Osserviamo come il salmista pervenga a queste considerazioni non senza un combattimento previo con se stesso, che egli stesso esprime bene attraverso alcune precisazioni linguistiche. Anzitutto la necessità di una “riflessione per comprendere”. Riflettere, cioè rispecchiare attraverso una nuova elaborazione interiore ciò che estrinsecamente appare come definitivo, indubitabile. E questo, dice ancora il salmista, fu “arduo”. Il punto archimedeo, la luce illuminante non perviene tuttavia dall’incontro con se stesso o dalla stessa ‘riflessione’ che l’autore ammette di aver fatto: no, essi sono atti importanti, preliminari, ma non decisivi. Dall’alto, infatti, deriva la comprensione delle cose, da quel “entrare nel santuario di Dio” che produce l’auspicata (e reale) comprensione delle cose.
Ora sì, tutto appare secondo una diversa impostazione di significato. Non occorre, anzi, è pernicioso soltanto supporre che io mi adegui al reale, essendo questo, per come si presenta, destinato alla rovina.
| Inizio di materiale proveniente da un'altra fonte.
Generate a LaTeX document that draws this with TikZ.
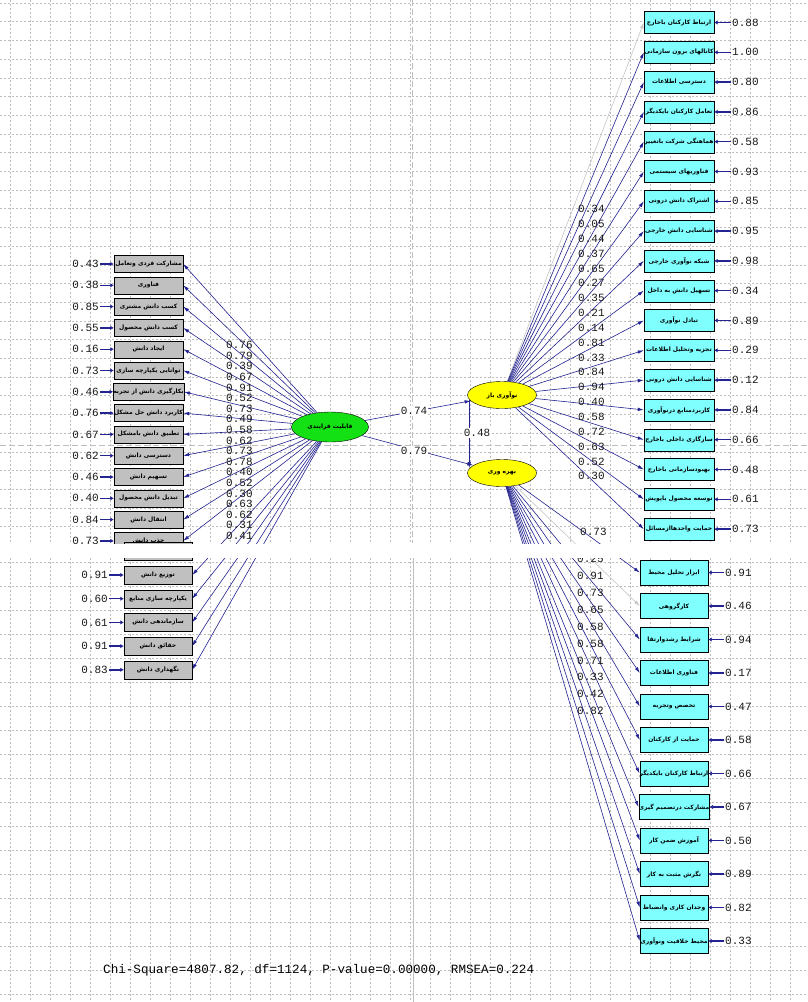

Non io, allora, “insieme con” coloro che paiono felici pur a danno del loro prossimo, bensì inversamente la tensione va polarizzata attorno alla luce di quel santuario, la dimora divina, da cui deriva il bene e il retto ordine delle cose.
Non resta allora che “ritrattare”, ammettere l’abbattimento interiore e con nuovo coraggio riprendere la via maestra:
“Quando si agitava il mio cuore e nell’intimo mi tormentavo
io ero stolto e non capivo,
davanti a te stavo come una bestia.
Ma io sono con te sempre:
tu mi hai preso per la mano destra” (72,21-23).
La consolazione e la salvezza vengono da Dio, sebbene l’uomo possa precipitare in una condizione personale simile a quella delle bestie. Le cause qui sono molte e diverse, pur tuttavia ognuna considerata dalla mansuetudine redentrice di colui che, nonostante tutto, porge ancora “la sua destra” quale ancora di salvezza.